Propos recueillis par Benoît Drouot, agrégé d’histoire-géographie
(Entretien paru dans Le DDV n°683, juin 2021)
DDV : Quelle fut l’origine de la loi du 10 mai 2001 portée par Christiane Taubira, députée de Guyane ?
Jean-Marc Ayrault : Christiane Taubira avait été élue en 1997 lors des élections législatives qui avaient donné une majorité à la gauche. J’étais alors président du groupe socialiste à l’Assemblée nationale. Elle savait ce que j’avais entrepris à Nantes sur la mémoire de l’esclavage et elle m’a dit son intention de déposer une proposition de loi.
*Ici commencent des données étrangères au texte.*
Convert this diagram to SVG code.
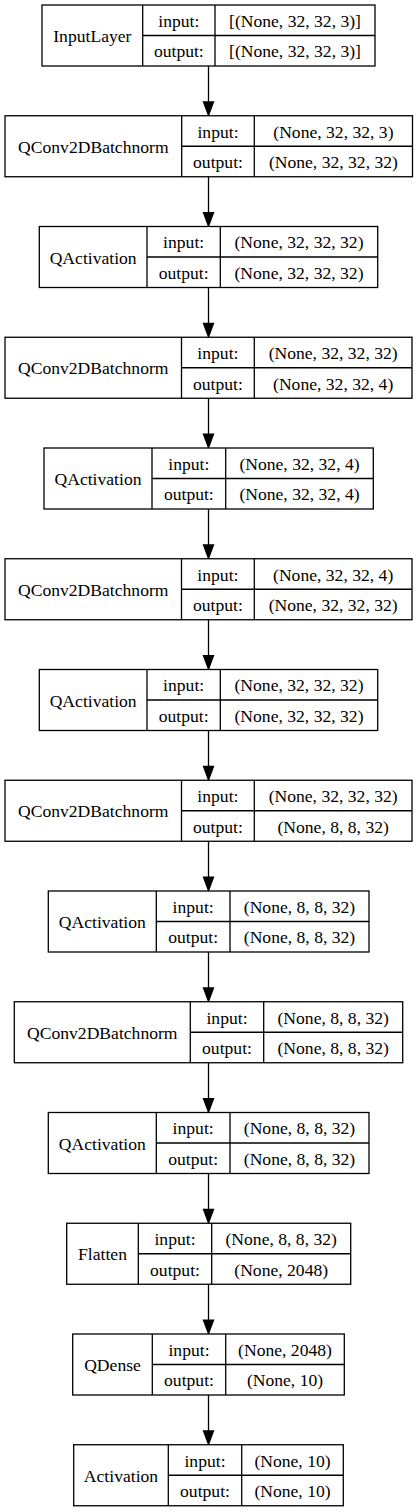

Les travaux commencèrent dès 1998 et, le 10 mai 2001, la loi fut adoptée après un vote à l’unanimité au Sénat. La France a ainsi posé un acte politique et mémoriel fort.
Pourquoi la loi ne condamne-t-elle que l’esclavage et la traite pratiqués par les pays européens ?
Tous les esclavages sont condamnables et tous furent évidemment condamnés durant les débats. Mais il s’agissait d’un acte de reconnaissance pour la France. Le texte comporte du reste de nombreux points. Il exigeait ainsi une meilleure prise en compte de cette histoire dans l’enseignement et encourageait la recherche. Il prévoyait la création d’un comité pour la mémoire de l’esclavage et que soit arrêtée une date nationale de commémoration, fixée ensuite au 10 mai par le président de la République. Mais cette histoire ne peut être comprise si elle n’est pas replacée dans son contexte global. La France ne fut pas le premier pays européen à organiser la traite. Les Européens ont trouvé des alliés dans les régions côtières de l’Afrique où l’esclavage était une pratique ancienne, et plus à l’est avec les trafiquants arabes. Des intérêts économiques ont convergé pour exploiter des êtres humains.